WHAT THE TASK ASKS:
Write out each line word for word. Drop pictures.

=-=-=-=-=

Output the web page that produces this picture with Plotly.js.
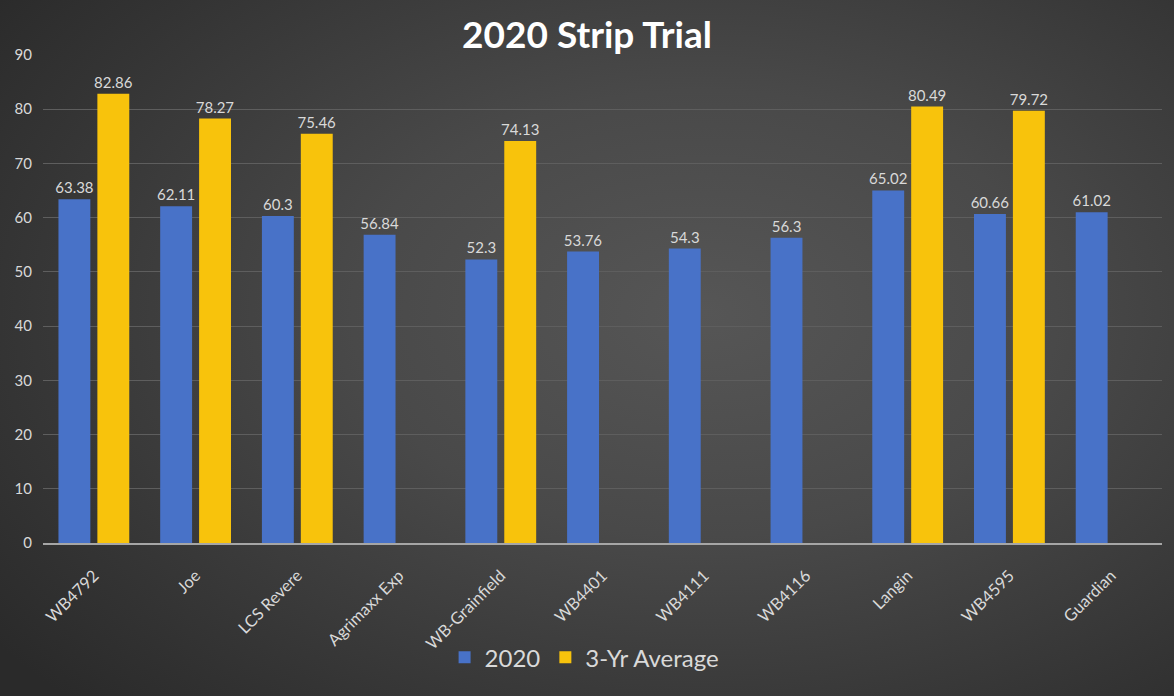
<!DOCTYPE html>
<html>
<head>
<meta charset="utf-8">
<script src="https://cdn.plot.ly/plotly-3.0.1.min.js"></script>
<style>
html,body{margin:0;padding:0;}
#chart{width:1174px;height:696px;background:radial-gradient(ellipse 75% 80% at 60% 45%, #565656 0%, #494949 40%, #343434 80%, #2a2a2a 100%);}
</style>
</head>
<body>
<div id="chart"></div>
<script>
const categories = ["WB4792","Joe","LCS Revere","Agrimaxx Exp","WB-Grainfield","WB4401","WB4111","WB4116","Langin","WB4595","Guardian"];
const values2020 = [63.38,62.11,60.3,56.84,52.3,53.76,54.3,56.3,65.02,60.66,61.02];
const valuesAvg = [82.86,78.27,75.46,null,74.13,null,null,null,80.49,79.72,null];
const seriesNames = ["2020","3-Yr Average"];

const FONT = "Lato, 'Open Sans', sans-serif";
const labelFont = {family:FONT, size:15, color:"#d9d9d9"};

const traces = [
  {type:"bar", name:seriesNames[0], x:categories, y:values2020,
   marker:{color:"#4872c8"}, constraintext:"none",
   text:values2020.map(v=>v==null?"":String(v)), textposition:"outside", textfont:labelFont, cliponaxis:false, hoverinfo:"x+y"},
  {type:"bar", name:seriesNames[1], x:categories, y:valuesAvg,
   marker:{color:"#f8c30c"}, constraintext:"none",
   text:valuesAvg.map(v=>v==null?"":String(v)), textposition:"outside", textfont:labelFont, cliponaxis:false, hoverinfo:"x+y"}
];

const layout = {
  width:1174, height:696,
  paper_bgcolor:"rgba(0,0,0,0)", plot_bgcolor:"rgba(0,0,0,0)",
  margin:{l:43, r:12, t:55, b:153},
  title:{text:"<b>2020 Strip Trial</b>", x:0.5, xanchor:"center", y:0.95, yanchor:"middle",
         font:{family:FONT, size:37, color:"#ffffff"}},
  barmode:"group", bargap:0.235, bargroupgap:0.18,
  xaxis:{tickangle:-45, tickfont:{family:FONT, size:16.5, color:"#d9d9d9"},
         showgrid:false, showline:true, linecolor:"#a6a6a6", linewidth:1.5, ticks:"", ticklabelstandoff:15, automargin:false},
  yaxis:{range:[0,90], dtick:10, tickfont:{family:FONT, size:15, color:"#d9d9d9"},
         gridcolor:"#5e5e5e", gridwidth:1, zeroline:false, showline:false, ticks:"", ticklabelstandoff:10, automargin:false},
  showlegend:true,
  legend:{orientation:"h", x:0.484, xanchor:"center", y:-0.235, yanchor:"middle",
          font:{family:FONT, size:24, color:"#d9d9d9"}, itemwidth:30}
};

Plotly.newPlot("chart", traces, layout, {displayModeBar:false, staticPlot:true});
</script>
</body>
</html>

=-=-=-=-=

ANSWER BELOW:
Output the web page that produces this picture with Plotly.js.
<!DOCTYPE html>
<html>
<head>
<meta charset="utf-8">
<script src="https://cdn.plot.ly/plotly-3.0.1.min.js"></script>
<style>
html,body{margin:0;padding:0;}
#chart{width:1174px;height:696px;background:radial-gradient(ellipse 75% 80% at 60% 45%, #565656 0%, #494949 40%, #343434 80%, #2a2a2a 100%);}
</style>
</head>
<body>
<div id="chart"></div>
<script>
const categories = ["WB4792","Joe","LCS Revere","Agrimaxx Exp","WB-Grainfield","WB4401","WB4111","WB4116","Langin","WB4595","Guardian"];
const values2020 = [63.38,62.11,60.3,56.84,52.3,53.76,54.3,56.3,65.02,60.66,61.02];
const valuesAvg = [82.86,78.27,75.46,null,74.13,null,null,null,80.49,79.72,null];
const seriesNames = ["2020","3-Yr Average"];

const FONT = "Lato, 'Open Sans', sans-serif";
const labelFont = {family:FONT, size:15, color:"#d9d9d9"};

const traces = [
  {type:"bar", name:seriesNames[0], x:categories, y:values2020,
   marker:{color:"#4872c8"}, constraintext:"none",
   text:values2020.map(v=>v==null?"":String(v)), textposition:"outside", textfont:labelFont, cliponaxis:false, hoverinfo:"x+y"},
  {type:"bar", name:seriesNames[1], x:categories, y:valuesAvg,
   marker:{color:"#f8c30c"}, constraintext:"none",
   text:valuesAvg.map(v=>v==null?"":String(v)), textposition:"outside", textfont:labelFont, cliponaxis:false, hoverinfo:"x+y"}
];

const layout = {
  width:1174, height:696,
  paper_bgcolor:"rgba(0,0,0,0)", plot_bgcolor:"rgba(0,0,0,0)",
  margin:{l:43, r:12, t:55, b:153},
  title:{text:"<b>2020 Strip Trial</b>", x:0.5, xanchor:"center", y:0.95, yanchor:"middle",
         font:{family:FONT, size:37, color:"#ffffff"}},
  barmode:"group", bargap:0.235, bargroupgap:0.18,
  xaxis:{tickangle:-45, tickfont:{family:FONT, size:16.5, color:"#d9d9d9"},
         showgrid:false, showline:true, linecolor:"#a6a6a6", linewidth:1.5, ticks:"", ticklabelstandoff:15, automargin:false},
  yaxis:{range:[0,90], dtick:10, tickfont:{family:FONT, size:15, color:"#d9d9d9"},
         gridcolor:"#5e5e5e", gridwidth:1, zeroline:false, showline:false, ticks:"", ticklabelstandoff:10, automargin:false},
  showlegend:true,
  legend:{orientation:"h", x:0.484, xanchor:"center", y:-0.235, yanchor:"middle",
          font:{family:FONT, size:24, color:"#d9d9d9"}, itemwidth:30}
};

Plotly.newPlot("chart", traces, layout, {displayModeBar:false, staticPlot:true});
</script>
</body>
</html>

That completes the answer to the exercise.